The community ethos is equally constant. The Eisbach queue is self-regulating and has been for decades. One surfer on the wave at a time. You wait your turn. You do not snake. You yield to locals who have been riding that spot since before many visiting surfers were born. These rules are not posted anywhere — they are simply understood by everyone in the queue. That social contract is what keeps the wave accessible and peaceful despite the volume of people who want to ride it.
The gear fundamentals do not change either, only the thickness. Flexible fins are essential year-round — river debris, fast water, and the shallow ledge behind the wave all demand fins that give rather than break. A helmet is standard practice. A leash is required. The type of board varies by surfer, but the core safety kit is the same in February as in August.
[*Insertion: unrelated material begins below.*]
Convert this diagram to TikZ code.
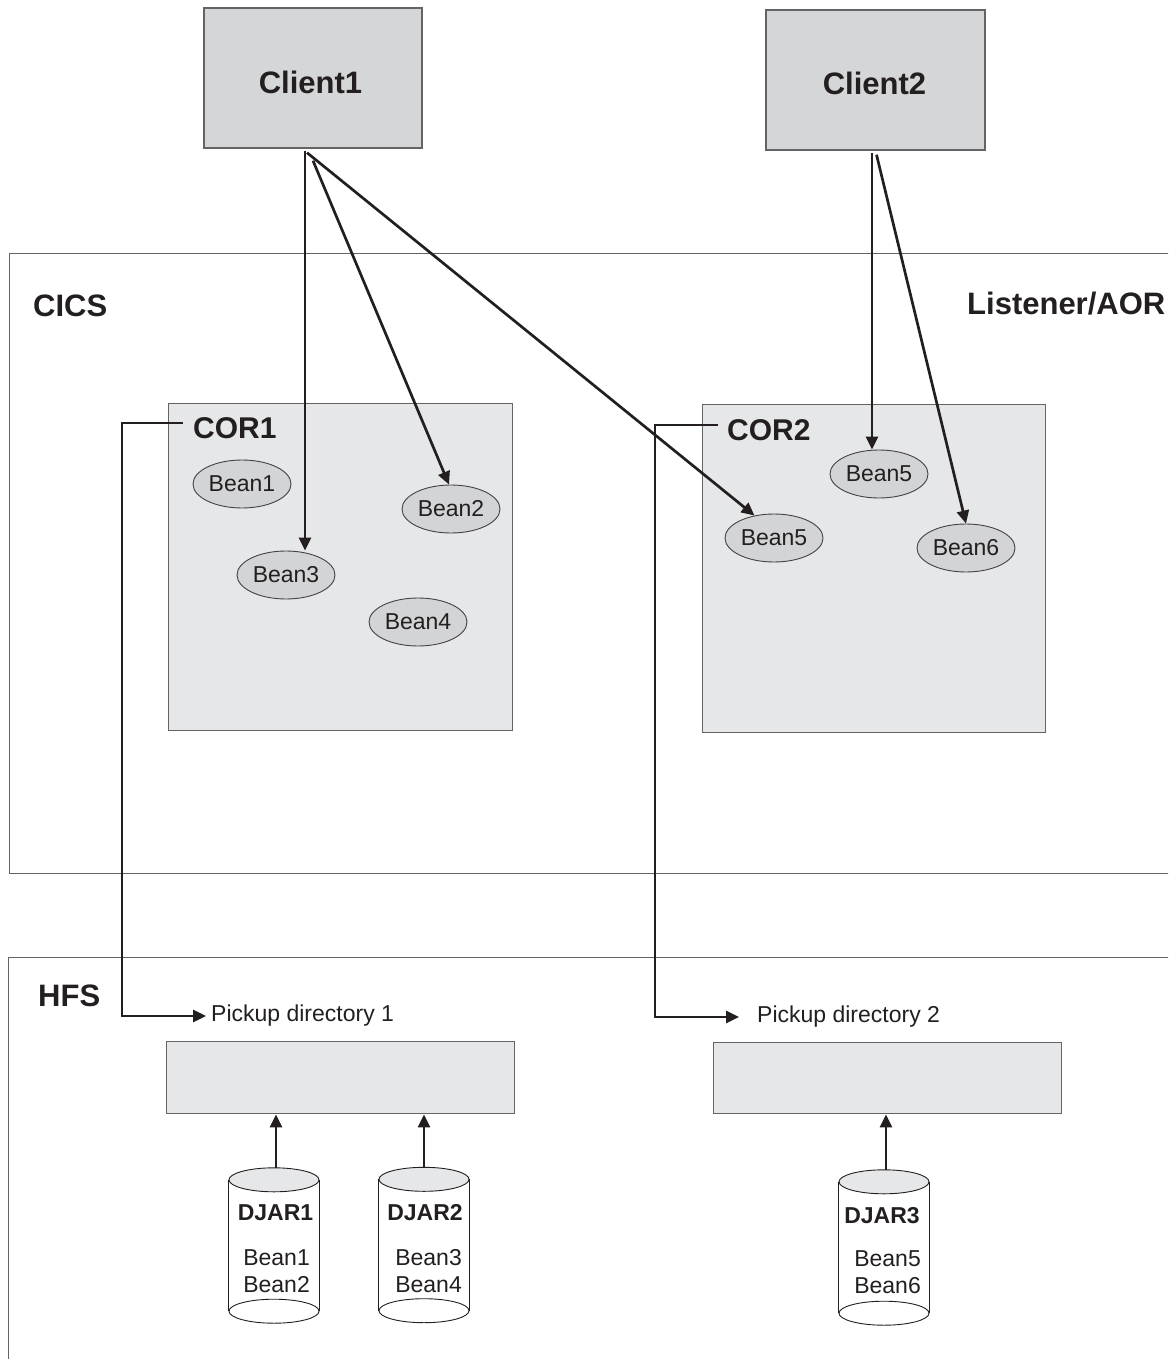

The location never changes either. The Eisbach sits in the English Garden at the southern end, accessible in minutes from U3/U6 Universität. There is no parking, no ticket, no gate. You arrive, you watch, you wait, you surf. The English Garden is there regardless of the season — packed in summer, quiet in winter, beautiful in every month. The Eisbach is as much a part of Munich's public life as the beer gardens it sits alongside, and that civic, open-access character is one of the things that makes it unique in the world of surfing.